Stated exercise » Repeat all the material exactly; pictures stay out of your copy.

Supplied data »
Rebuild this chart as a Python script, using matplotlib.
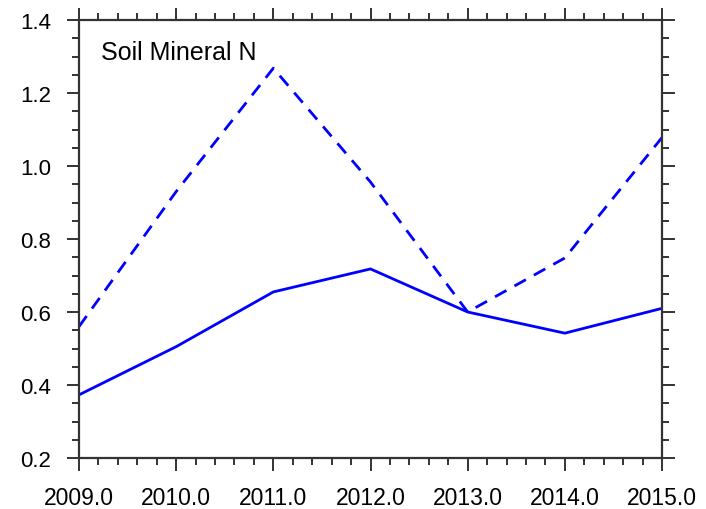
import matplotlib
matplotlib.use("Agg")
import matplotlib.pyplot as plt
from matplotlib.ticker import MultipleLocator, FormatStrFormatter

plt.rcParams['font.family'] = ['Liberation Sans', 'DejaVu Sans']

years = [2009, 2010, 2011, 2012, 2013, 2014, 2015]
solid_vals = [0.373, 0.505, 0.655, 0.718, 0.60, 0.542, 0.61]
dashed_vals = [0.56, 0.93, 1.268, 0.956, 0.60, 0.748, 1.078]
title_text = "Soil Mineral N"

fig = plt.figure(figsize=(7.06, 5.10), dpi=100)
ax = fig.add_axes([79 / 706, 51 / 510, (662 - 79) / 706, (459 - 21) / 510])

ax.plot(years, solid_vals, color='#0000ff', lw=2.0, solid_joinstyle='miter')
ax.plot(years, dashed_vals, color='#0000ff', lw=2.0, dashes=(4.7, 3.3),
        dash_capstyle='butt')

ax.set_xlim(2009, 2015)
ax.set_ylim(0.2, 1.4)
ax.xaxis.set_major_locator(MultipleLocator(1))
ax.xaxis.set_minor_locator(MultipleLocator(0.2))
ax.yaxis.set_major_locator(MultipleLocator(0.2))
ax.yaxis.set_minor_locator(MultipleLocator(0.05))
ax.xaxis.set_major_formatter(FormatStrFormatter('%.1f'))
ax.yaxis.set_major_formatter(FormatStrFormatter('%.1f'))

for s in ax.spines.values():
    s.set_linewidth(1.6)
    s.set_color('#333333')

ax.tick_params(which='both', direction='out', top=True, right=True,
               color='#333333', width=1.4, labelcolor='black')
ax.tick_params(axis='x', labelsize=16.5)
ax.tick_params(axis='y', labelsize=16)
ax.tick_params(which='major', length=9, pad=11)
ax.tick_params(which='minor', length=5)

ax.text(0.037, 0.9105, title_text, transform=ax.transAxes, fontsize=18,
        ha='left', va='baseline')

fig.savefig('out.png', dpi=100)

Reply to the task »
Rebuild this chart as a Python script, using matplotlib.
import matplotlib
matplotlib.use("Agg")
import matplotlib.pyplot as plt
from matplotlib.ticker import MultipleLocator, FormatStrFormatter

plt.rcParams['font.family'] = ['Liberation Sans', 'DejaVu Sans']

years = [2009, 2010, 2011, 2012, 2013, 2014, 2015]
solid_vals = [0.373, 0.505, 0.655, 0.718, 0.60, 0.542, 0.61]
dashed_vals = [0.56, 0.93, 1.268, 0.956, 0.60, 0.748, 1.078]
title_text = "Soil Mineral N"

fig = plt.figure(figsize=(7.06, 5.10), dpi=100)
ax = fig.add_axes([79 / 706, 51 / 510, (662 - 79) / 706, (459 - 21) / 510])

ax.plot(years, solid_vals, color='#0000ff', lw=2.0, solid_joinstyle='miter')
ax.plot(years, dashed_vals, color='#0000ff', lw=2.0, dashes=(4.7, 3.3),
        dash_capstyle='butt')

ax.set_xlim(2009, 2015)
ax.set_ylim(0.2, 1.4)
ax.xaxis.set_major_locator(MultipleLocator(1))
ax.xaxis.set_minor_locator(MultipleLocator(0.2))
ax.yaxis.set_major_locator(MultipleLocator(0.2))
ax.yaxis.set_minor_locator(MultipleLocator(0.05))
ax.xaxis.set_major_formatter(FormatStrFormatter('%.1f'))
ax.yaxis.set_major_formatter(FormatStrFormatter('%.1f'))

for s in ax.spines.values():
    s.set_linewidth(1.6)
    s.set_color('#333333')

ax.tick_params(which='both', direction='out', top=True, right=True,
               color='#333333', width=1.4, labelcolor='black')
ax.tick_params(axis='x', labelsize=16.5)
ax.tick_params(axis='y', labelsize=16)
ax.tick_params(which='major', length=9, pad=11)
ax.tick_params(which='minor', length=5)

ax.text(0.037, 0.9105, title_text, transform=ax.transAxes, fontsize=18,
        ha='left', va='baseline')

fig.savefig('out.png', dpi=100)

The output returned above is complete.